▸ What you will do
In your copy, include every line of the listing below exactly but none of the pictures.

- - -

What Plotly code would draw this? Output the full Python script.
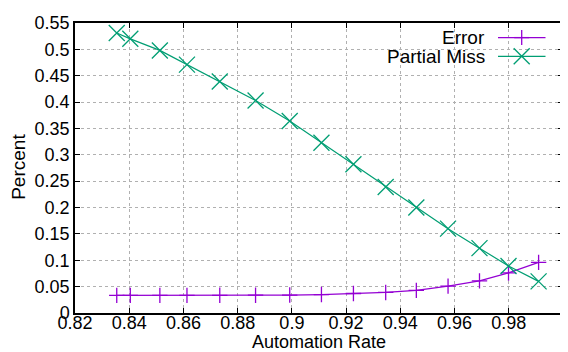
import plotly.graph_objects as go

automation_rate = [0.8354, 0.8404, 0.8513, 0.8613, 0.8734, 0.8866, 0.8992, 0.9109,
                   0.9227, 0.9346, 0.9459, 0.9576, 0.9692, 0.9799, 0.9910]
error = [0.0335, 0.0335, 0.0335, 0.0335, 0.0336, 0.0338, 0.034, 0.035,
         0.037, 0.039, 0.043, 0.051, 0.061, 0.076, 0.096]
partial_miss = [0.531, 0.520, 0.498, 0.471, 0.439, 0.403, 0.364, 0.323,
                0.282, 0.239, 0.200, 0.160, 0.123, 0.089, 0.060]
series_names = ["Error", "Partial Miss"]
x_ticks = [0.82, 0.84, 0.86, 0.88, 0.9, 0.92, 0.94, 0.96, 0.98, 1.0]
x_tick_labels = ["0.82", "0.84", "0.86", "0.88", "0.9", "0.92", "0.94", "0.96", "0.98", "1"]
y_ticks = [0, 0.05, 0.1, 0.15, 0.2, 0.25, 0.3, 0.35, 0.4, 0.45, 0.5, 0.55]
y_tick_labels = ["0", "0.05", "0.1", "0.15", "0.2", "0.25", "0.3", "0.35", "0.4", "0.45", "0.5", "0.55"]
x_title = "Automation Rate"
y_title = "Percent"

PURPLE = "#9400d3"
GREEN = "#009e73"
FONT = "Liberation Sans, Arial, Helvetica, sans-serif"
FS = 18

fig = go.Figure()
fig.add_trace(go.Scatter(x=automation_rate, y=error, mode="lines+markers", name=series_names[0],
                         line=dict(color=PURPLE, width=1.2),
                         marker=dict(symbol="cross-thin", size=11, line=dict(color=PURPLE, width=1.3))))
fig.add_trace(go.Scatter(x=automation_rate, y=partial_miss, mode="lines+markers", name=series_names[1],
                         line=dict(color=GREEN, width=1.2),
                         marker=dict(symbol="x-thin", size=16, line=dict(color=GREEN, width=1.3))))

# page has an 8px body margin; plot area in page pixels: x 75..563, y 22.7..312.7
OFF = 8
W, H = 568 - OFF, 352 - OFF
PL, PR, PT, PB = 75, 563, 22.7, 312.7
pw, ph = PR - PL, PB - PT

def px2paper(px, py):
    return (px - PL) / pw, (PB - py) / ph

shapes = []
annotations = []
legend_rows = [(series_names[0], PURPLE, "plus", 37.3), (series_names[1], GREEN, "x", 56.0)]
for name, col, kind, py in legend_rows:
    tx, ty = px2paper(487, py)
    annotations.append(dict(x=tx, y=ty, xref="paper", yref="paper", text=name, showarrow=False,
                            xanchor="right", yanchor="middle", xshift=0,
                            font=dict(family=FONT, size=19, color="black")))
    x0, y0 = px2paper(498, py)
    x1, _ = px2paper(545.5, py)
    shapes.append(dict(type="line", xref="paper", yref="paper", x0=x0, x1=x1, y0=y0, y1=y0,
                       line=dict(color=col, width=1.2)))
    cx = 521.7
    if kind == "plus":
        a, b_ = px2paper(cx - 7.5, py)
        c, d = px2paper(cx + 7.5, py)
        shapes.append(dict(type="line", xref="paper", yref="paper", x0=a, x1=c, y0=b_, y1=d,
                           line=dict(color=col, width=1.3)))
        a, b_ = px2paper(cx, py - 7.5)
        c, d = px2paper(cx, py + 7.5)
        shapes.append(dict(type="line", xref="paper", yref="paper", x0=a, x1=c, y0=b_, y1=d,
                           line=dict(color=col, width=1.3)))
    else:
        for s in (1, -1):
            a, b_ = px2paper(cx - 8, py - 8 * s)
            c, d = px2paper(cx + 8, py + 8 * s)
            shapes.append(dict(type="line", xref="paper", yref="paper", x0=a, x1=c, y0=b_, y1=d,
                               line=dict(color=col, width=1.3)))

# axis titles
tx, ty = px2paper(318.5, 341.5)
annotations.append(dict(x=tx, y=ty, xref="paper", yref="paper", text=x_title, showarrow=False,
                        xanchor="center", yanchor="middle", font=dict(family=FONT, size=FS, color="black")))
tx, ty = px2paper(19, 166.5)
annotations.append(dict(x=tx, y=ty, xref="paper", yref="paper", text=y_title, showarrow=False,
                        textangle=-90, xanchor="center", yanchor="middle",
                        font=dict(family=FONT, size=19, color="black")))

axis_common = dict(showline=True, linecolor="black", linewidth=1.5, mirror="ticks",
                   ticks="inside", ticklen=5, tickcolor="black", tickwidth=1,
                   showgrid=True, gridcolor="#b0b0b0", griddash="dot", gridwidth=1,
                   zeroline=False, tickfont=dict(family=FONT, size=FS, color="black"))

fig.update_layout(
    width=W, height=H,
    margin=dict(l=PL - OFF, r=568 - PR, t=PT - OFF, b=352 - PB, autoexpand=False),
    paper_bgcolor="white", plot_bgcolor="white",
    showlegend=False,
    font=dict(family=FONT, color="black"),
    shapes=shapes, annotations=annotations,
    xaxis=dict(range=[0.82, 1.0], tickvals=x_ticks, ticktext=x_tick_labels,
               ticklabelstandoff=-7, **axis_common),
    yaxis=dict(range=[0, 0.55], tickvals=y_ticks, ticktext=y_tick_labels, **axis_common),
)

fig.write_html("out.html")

- - -

▸ Solved problem
What Plotly code would draw this? Output the full Python script.
import plotly.graph_objects as go

automation_rate = [0.8354, 0.8404, 0.8513, 0.8613, 0.8734, 0.8866, 0.8992, 0.9109,
                   0.9227, 0.9346, 0.9459, 0.9576, 0.9692, 0.9799, 0.9910]
error = [0.0335, 0.0335, 0.0335, 0.0335, 0.0336, 0.0338, 0.034, 0.035,
         0.037, 0.039, 0.043, 0.051, 0.061, 0.076, 0.096]
partial_miss = [0.531, 0.520, 0.498, 0.471, 0.439, 0.403, 0.364, 0.323,
                0.282, 0.239, 0.200, 0.160, 0.123, 0.089, 0.060]
series_names = ["Error", "Partial Miss"]
x_ticks = [0.82, 0.84, 0.86, 0.88, 0.9, 0.92, 0.94, 0.96, 0.98, 1.0]
x_tick_labels = ["0.82", "0.84", "0.86", "0.88", "0.9", "0.92", "0.94", "0.96", "0.98", "1"]
y_ticks = [0, 0.05, 0.1, 0.15, 0.2, 0.25, 0.3, 0.35, 0.4, 0.45, 0.5, 0.55]
y_tick_labels = ["0", "0.05", "0.1", "0.15", "0.2", "0.25", "0.3", "0.35", "0.4", "0.45", "0.5", "0.55"]
x_title = "Automation Rate"
y_title = "Percent"

PURPLE = "#9400d3"
GREEN = "#009e73"
FONT = "Liberation Sans, Arial, Helvetica, sans-serif"
FS = 18

fig = go.Figure()
fig.add_trace(go.Scatter(x=automation_rate, y=error, mode="lines+markers", name=series_names[0],
                         line=dict(color=PURPLE, width=1.2),
                         marker=dict(symbol="cross-thin", size=11, line=dict(color=PURPLE, width=1.3))))
fig.add_trace(go.Scatter(x=automation_rate, y=partial_miss, mode="lines+markers", name=series_names[1],
                         line=dict(color=GREEN, width=1.2),
                         marker=dict(symbol="x-thin", size=16, line=dict(color=GREEN, width=1.3))))

# page has an 8px body margin; plot area in page pixels: x 75..563, y 22.7..312.7
OFF = 8
W, H = 568 - OFF, 352 - OFF
PL, PR, PT, PB = 75, 563, 22.7, 312.7
pw, ph = PR - PL, PB - PT

def px2paper(px, py):
    return (px - PL) / pw, (PB - py) / ph

shapes = []
annotations = []
legend_rows = [(series_names[0], PURPLE, "plus", 37.3), (series_names[1], GREEN, "x", 56.0)]
for name, col, kind, py in legend_rows:
    tx, ty = px2paper(487, py)
    annotations.append(dict(x=tx, y=ty, xref="paper", yref="paper", text=name, showarrow=False,
                            xanchor="right", yanchor="middle", xshift=0,
                            font=dict(family=FONT, size=19, color="black")))
    x0, y0 = px2paper(498, py)
    x1, _ = px2paper(545.5, py)
    shapes.append(dict(type="line", xref="paper", yref="paper", x0=x0, x1=x1, y0=y0, y1=y0,
                       line=dict(color=col, width=1.2)))
    cx = 521.7
    if kind == "plus":
        a, b_ = px2paper(cx - 7.5, py)
        c, d = px2paper(cx + 7.5, py)
        shapes.append(dict(type="line", xref="paper", yref="paper", x0=a, x1=c, y0=b_, y1=d,
                           line=dict(color=col, width=1.3)))
        a, b_ = px2paper(cx, py - 7.5)
        c, d = px2paper(cx, py + 7.5)
        shapes.append(dict(type="line", xref="paper", yref="paper", x0=a, x1=c, y0=b_, y1=d,
                           line=dict(color=col, width=1.3)))
    else:
        for s in (1, -1):
            a, b_ = px2paper(cx - 8, py - 8 * s)
            c, d = px2paper(cx + 8, py + 8 * s)
            shapes.append(dict(type="line", xref="paper", yref="paper", x0=a, x1=c, y0=b_, y1=d,
                               line=dict(color=col, width=1.3)))

# axis titles
tx, ty = px2paper(318.5, 341.5)
annotations.append(dict(x=tx, y=ty, xref="paper", yref="paper", text=x_title, showarrow=False,
                        xanchor="center", yanchor="middle", font=dict(family=FONT, size=FS, color="black")))
tx, ty = px2paper(19, 166.5)
annotations.append(dict(x=tx, y=ty, xref="paper", yref="paper", text=y_title, showarrow=False,
                        textangle=-90, xanchor="center", yanchor="middle",
                        font=dict(family=FONT, size=19, color="black")))

axis_common = dict(showline=True, linecolor="black", linewidth=1.5, mirror="ticks",
                   ticks="inside", ticklen=5, tickcolor="black", tickwidth=1,
                   showgrid=True, gridcolor="#b0b0b0", griddash="dot", gridwidth=1,
                   zeroline=False, tickfont=dict(family=FONT, size=FS, color="black"))

fig.update_layout(
    width=W, height=H,
    margin=dict(l=PL - OFF, r=568 - PR, t=PT - OFF, b=352 - PB, autoexpand=False),
    paper_bgcolor="white", plot_bgcolor="white",
    showlegend=False,
    font=dict(family=FONT, color="black"),
    shapes=shapes, annotations=annotations,
    xaxis=dict(range=[0.82, 1.0], tickvals=x_ticks, ticktext=x_tick_labels,
               ticklabelstandoff=-7, **axis_common),
    yaxis=dict(range=[0, 0.55], tickvals=y_ticks, ticktext=y_tick_labels, **axis_common),
)

fig.write_html("out.html")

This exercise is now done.